** What the task asks **
Restate, exactly and without pictures, the lines from the start of the listing below through the line holding "6.89, 7.61, 7.36]".

** Collected data **
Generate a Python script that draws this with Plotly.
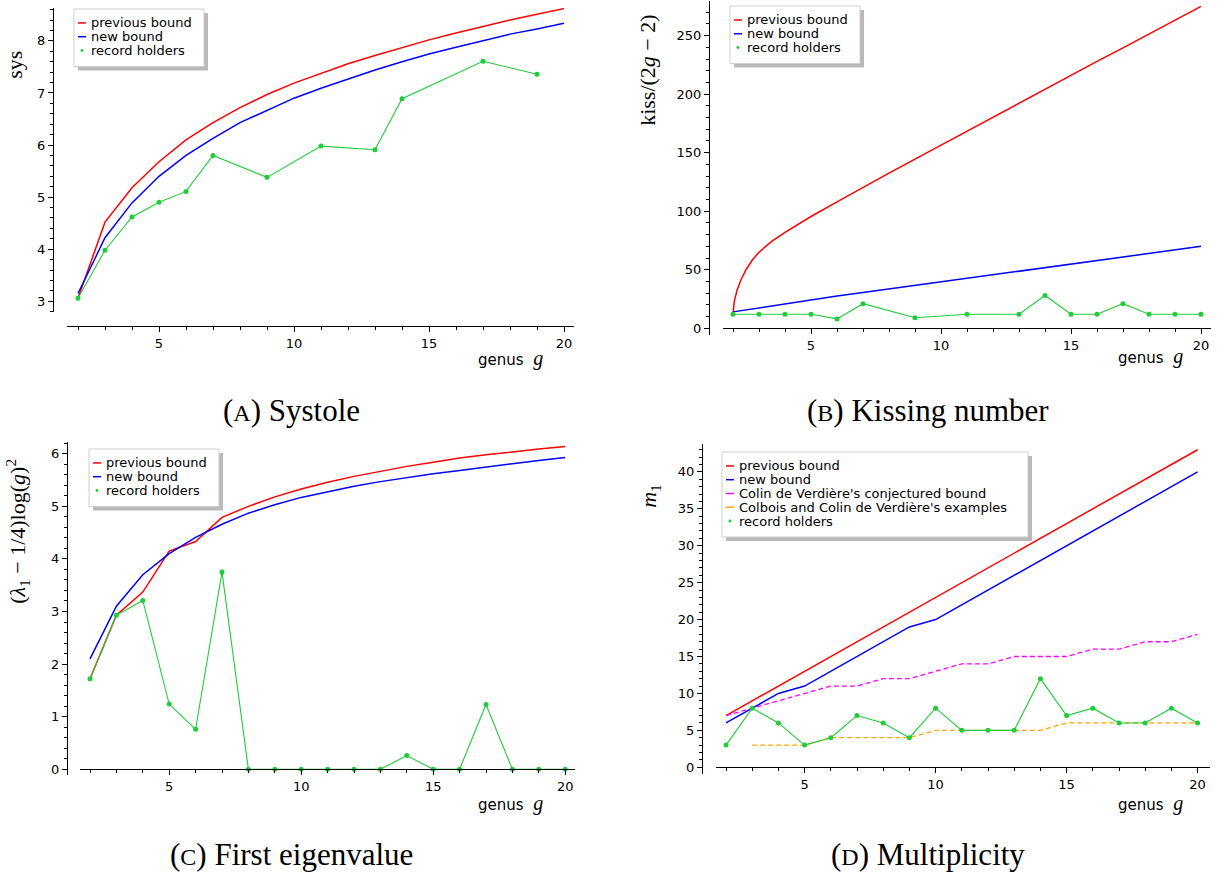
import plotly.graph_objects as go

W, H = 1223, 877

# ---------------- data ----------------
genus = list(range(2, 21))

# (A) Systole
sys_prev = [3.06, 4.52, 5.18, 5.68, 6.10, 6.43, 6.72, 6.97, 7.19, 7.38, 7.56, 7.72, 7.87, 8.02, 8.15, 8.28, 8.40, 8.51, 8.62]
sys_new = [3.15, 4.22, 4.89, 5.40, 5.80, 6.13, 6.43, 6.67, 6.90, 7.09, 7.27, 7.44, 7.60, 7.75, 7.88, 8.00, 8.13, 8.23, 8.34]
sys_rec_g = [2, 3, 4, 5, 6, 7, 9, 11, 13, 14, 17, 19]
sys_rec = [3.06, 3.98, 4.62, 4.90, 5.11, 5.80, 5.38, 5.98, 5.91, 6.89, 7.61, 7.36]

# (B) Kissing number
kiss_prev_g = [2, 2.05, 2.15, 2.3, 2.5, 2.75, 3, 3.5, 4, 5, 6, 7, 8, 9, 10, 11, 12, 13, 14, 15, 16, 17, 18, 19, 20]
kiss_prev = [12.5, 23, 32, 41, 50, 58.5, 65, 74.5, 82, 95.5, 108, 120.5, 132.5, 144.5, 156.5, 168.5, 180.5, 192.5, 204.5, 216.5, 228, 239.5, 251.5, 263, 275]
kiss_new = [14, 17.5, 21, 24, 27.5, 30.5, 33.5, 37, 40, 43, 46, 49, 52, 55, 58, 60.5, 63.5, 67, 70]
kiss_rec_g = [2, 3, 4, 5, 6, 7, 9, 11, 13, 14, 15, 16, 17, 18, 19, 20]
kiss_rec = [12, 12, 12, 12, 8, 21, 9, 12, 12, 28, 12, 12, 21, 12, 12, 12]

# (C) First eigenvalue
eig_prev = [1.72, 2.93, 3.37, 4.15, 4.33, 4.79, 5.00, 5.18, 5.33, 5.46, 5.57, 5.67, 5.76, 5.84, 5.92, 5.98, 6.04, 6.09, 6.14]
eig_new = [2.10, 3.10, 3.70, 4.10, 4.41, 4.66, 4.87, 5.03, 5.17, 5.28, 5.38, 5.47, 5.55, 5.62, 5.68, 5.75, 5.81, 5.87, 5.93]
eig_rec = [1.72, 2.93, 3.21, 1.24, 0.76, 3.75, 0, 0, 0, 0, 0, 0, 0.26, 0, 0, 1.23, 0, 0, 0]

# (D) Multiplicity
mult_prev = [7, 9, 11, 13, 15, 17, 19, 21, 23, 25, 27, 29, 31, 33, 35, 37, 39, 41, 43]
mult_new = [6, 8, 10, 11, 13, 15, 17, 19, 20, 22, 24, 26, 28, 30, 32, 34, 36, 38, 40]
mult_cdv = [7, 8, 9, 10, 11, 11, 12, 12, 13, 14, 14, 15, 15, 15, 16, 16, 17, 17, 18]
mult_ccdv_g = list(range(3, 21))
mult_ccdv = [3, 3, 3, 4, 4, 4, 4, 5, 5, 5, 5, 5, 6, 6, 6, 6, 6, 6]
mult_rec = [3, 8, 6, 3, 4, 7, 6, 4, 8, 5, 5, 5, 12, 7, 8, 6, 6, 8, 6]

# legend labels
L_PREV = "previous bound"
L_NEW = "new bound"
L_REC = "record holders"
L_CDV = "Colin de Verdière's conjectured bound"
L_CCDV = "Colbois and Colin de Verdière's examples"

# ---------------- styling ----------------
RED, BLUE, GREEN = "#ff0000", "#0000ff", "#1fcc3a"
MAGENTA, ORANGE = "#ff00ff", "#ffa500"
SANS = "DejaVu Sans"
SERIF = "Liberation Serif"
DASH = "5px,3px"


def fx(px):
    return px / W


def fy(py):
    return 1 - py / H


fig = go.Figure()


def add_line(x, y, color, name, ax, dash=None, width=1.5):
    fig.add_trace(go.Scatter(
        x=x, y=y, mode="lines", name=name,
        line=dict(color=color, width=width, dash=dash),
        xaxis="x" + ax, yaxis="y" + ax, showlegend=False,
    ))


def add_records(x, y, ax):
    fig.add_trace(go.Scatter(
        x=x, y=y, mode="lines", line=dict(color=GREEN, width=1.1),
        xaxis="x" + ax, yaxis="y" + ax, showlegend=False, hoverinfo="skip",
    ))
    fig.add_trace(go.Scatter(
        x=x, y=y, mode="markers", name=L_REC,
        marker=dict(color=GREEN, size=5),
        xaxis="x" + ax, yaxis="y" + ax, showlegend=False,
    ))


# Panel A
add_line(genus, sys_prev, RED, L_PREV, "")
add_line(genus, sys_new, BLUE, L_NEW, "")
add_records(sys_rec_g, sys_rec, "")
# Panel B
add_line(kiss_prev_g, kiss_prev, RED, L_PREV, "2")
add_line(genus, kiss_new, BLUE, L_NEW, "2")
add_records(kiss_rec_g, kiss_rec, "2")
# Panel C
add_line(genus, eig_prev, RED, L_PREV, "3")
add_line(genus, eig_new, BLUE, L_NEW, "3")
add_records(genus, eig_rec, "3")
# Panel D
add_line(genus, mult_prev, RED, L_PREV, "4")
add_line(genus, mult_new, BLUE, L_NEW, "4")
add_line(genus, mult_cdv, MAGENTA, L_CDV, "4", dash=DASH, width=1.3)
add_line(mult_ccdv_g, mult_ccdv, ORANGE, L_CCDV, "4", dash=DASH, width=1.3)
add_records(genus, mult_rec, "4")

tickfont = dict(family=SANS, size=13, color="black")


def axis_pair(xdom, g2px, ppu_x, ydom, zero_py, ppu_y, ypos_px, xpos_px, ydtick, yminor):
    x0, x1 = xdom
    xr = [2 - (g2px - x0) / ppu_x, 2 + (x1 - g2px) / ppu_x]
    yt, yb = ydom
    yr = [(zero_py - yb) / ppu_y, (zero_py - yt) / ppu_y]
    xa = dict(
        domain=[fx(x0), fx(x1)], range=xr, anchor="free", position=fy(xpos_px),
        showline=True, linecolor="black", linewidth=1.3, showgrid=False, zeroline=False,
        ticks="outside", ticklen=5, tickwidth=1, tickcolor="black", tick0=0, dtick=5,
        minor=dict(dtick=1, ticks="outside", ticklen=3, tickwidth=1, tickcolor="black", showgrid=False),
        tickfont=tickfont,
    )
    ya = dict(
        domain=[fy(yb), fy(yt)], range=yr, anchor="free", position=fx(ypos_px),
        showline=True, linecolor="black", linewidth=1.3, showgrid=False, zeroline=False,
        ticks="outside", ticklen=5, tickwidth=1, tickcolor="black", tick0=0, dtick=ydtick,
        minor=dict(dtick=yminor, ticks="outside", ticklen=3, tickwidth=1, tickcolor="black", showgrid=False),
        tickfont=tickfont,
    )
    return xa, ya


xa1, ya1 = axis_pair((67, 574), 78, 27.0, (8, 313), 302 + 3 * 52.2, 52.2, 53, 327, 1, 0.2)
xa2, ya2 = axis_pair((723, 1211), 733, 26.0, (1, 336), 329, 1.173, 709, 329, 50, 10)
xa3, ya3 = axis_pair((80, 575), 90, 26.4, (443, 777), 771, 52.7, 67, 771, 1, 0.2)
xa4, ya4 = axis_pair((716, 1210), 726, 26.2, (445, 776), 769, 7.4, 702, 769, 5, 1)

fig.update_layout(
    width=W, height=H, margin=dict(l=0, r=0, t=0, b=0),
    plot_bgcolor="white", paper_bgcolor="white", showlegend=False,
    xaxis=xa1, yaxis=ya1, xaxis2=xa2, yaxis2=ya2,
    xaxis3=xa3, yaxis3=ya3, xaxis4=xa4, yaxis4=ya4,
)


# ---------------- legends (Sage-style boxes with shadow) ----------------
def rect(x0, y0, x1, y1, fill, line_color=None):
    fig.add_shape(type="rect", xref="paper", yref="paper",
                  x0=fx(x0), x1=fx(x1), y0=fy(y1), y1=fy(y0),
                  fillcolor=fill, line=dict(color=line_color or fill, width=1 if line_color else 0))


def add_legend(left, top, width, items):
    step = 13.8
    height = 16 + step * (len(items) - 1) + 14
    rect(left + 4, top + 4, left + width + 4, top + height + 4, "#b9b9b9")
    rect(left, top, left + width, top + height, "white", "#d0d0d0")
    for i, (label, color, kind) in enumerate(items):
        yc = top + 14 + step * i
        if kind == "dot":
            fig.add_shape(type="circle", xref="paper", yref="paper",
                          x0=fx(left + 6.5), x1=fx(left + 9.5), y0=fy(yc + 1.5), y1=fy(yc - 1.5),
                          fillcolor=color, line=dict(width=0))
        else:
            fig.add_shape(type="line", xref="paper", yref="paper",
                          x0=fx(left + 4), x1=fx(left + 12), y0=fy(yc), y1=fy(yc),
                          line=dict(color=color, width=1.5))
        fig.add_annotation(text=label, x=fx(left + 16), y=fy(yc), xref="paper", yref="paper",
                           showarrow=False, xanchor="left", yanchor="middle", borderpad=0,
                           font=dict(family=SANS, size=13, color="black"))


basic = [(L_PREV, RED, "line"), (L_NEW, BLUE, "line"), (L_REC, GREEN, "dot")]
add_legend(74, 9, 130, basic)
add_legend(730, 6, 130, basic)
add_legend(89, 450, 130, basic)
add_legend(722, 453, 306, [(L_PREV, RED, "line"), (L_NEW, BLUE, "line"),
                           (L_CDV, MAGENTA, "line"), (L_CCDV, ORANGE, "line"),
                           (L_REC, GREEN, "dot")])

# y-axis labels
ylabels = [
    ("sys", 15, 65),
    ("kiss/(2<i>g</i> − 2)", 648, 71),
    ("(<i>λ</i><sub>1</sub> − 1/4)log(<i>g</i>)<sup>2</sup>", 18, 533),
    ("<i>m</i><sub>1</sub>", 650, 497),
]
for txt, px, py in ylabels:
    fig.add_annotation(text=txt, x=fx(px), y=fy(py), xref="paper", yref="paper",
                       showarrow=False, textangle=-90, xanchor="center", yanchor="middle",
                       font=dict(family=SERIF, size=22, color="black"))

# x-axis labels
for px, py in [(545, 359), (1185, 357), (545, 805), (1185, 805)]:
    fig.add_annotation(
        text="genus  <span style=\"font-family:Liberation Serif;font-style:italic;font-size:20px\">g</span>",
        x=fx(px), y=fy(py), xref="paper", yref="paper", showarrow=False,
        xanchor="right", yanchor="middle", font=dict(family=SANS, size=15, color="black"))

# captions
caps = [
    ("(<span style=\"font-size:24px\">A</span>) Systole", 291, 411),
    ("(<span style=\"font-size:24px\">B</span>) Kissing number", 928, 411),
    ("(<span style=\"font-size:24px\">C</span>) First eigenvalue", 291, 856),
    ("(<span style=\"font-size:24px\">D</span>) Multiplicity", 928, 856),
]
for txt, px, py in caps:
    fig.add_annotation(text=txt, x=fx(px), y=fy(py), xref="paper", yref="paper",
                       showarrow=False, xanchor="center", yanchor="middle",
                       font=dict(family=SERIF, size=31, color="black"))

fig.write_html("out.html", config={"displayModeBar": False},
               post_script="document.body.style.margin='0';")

** Task answer **
Generate a Python script that draws this with Plotly.
import plotly.graph_objects as go

W, H = 1223, 877

# ---------------- data ----------------
genus = list(range(2, 21))

# (A) Systole
sys_prev = [3.06, 4.52, 5.18, 5.68, 6.10, 6.43, 6.72, 6.97, 7.19, 7.38, 7.56, 7.72, 7.87, 8.02, 8.15, 8.28, 8.40, 8.51, 8.62]
sys_new = [3.15, 4.22, 4.89, 5.40, 5.80, 6.13, 6.43, 6.67, 6.90, 7.09, 7.27, 7.44, 7.60, 7.75, 7.88, 8.00, 8.13, 8.23, 8.34]
sys_rec_g = [2, 3, 4, 5, 6, 7, 9, 11, 13, 14, 17, 19]
sys_rec = [3.06, 3.98, 4.62, 4.90, 5.11, 5.80, 5.38, 5.98, 5.91, 6.89, 7.61, 7.36]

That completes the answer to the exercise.